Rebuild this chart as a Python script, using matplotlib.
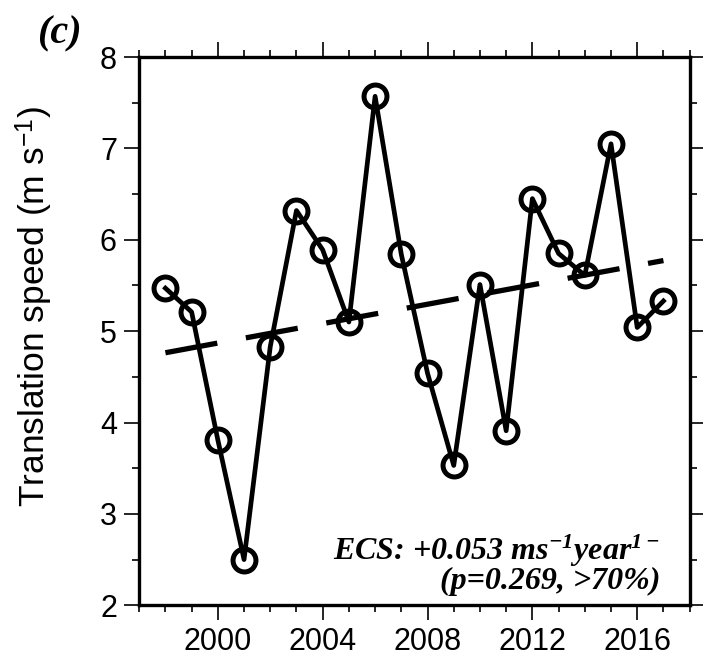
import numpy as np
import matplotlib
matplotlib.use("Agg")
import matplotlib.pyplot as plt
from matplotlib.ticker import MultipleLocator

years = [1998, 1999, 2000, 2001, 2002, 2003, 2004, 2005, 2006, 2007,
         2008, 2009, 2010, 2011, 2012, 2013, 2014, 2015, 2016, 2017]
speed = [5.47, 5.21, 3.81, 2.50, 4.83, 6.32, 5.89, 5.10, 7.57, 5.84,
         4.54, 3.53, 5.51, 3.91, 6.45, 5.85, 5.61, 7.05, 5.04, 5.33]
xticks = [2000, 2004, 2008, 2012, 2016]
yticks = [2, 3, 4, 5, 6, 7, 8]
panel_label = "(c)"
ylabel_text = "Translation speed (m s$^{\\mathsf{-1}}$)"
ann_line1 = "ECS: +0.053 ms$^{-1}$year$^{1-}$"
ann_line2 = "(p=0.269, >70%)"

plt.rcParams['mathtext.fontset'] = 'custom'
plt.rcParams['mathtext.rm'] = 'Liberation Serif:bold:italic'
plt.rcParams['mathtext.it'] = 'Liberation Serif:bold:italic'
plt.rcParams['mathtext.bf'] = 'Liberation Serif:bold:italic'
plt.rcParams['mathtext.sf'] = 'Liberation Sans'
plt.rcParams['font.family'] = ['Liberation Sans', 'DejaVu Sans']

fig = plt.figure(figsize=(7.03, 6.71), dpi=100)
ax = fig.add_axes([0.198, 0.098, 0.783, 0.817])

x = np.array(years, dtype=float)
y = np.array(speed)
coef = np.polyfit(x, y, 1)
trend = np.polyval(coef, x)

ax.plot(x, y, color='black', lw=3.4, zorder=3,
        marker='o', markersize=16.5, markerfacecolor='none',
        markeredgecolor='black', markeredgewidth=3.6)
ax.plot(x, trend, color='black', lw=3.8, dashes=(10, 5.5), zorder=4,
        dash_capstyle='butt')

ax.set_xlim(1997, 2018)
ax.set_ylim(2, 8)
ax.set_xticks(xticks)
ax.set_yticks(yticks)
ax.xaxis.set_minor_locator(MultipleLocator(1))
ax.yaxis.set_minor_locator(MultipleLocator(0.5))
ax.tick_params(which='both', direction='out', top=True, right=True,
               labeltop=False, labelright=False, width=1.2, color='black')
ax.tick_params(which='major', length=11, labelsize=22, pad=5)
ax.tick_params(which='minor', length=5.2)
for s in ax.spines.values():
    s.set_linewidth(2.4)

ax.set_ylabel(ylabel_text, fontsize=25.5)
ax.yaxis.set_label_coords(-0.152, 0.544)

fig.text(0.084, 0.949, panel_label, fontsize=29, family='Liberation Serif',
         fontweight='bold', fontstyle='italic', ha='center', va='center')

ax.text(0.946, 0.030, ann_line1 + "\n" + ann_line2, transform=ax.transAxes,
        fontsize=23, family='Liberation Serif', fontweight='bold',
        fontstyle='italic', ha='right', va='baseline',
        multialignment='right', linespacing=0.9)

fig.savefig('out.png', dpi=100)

+ + +

**Requirement:** Please quote the lines of the material, beginning with the first and ending with the one that contains "s.set_linewidth(2.4)", exactly as written and without any pictures.

**Written reply:**
Rebuild this chart as a Python script, using matplotlib.
import numpy as np
import matplotlib
matplotlib.use("Agg")
import matplotlib.pyplot as plt
from matplotlib.ticker import MultipleLocator

years = [1998, 1999, 2000, 2001, 2002, 2003, 2004, 2005, 2006, 2007,
         2008, 2009, 2010, 2011, 2012, 2013, 2014, 2015, 2016, 2017]
speed = [5.47, 5.21, 3.81, 2.50, 4.83, 6.32, 5.89, 5.10, 7.57, 5.84,
         4.54, 3.53, 5.51, 3.91, 6.45, 5.85, 5.61, 7.05, 5.04, 5.33]
xticks = [2000, 2004, 2008, 2012, 2016]
yticks = [2, 3, 4, 5, 6, 7, 8]
panel_label = "(c)"
ylabel_text = "Translation speed (m s$^{\\mathsf{-1}}$)"
ann_line1 = "ECS: +0.053 ms$^{-1}$year$^{1-}$"
ann_line2 = "(p=0.269, >70%)"

plt.rcParams['mathtext.fontset'] = 'custom'
plt.rcParams['mathtext.rm'] = 'Liberation Serif:bold:italic'
plt.rcParams['mathtext.it'] = 'Liberation Serif:bold:italic'
plt.rcParams['mathtext.bf'] = 'Liberation Serif:bold:italic'
plt.rcParams['mathtext.sf'] = 'Liberation Sans'
plt.rcParams['font.family'] = ['Liberation Sans', 'DejaVu Sans']

fig = plt.figure(figsize=(7.03, 6.71), dpi=100)
ax = fig.add_axes([0.198, 0.098, 0.783, 0.817])

x = np.array(years, dtype=float)
y = np.array(speed)
coef = np.polyfit(x, y, 1)
trend = np.polyval(coef, x)

ax.plot(x, y, color='black', lw=3.4, zorder=3,
        marker='o', markersize=16.5, markerfacecolor='none',
        markeredgecolor='black', markeredgewidth=3.6)
ax.plot(x, trend, color='black', lw=3.8, dashes=(10, 5.5), zorder=4,
        dash_capstyle='butt')

ax.set_xlim(1997, 2018)
ax.set_ylim(2, 8)
ax.set_xticks(xticks)
ax.set_yticks(yticks)
ax.xaxis.set_minor_locator(MultipleLocator(1))
ax.yaxis.set_minor_locator(MultipleLocator(0.5))
ax.tick_params(which='both', direction='out', top=True, right=True,
               labeltop=False, labelright=False, width=1.2, color='black')
ax.tick_params(which='major', length=11, labelsize=22, pad=5)
ax.tick_params(which='minor', length=5.2)
for s in ax.spines.values():
    s.set_linewidth(2.4)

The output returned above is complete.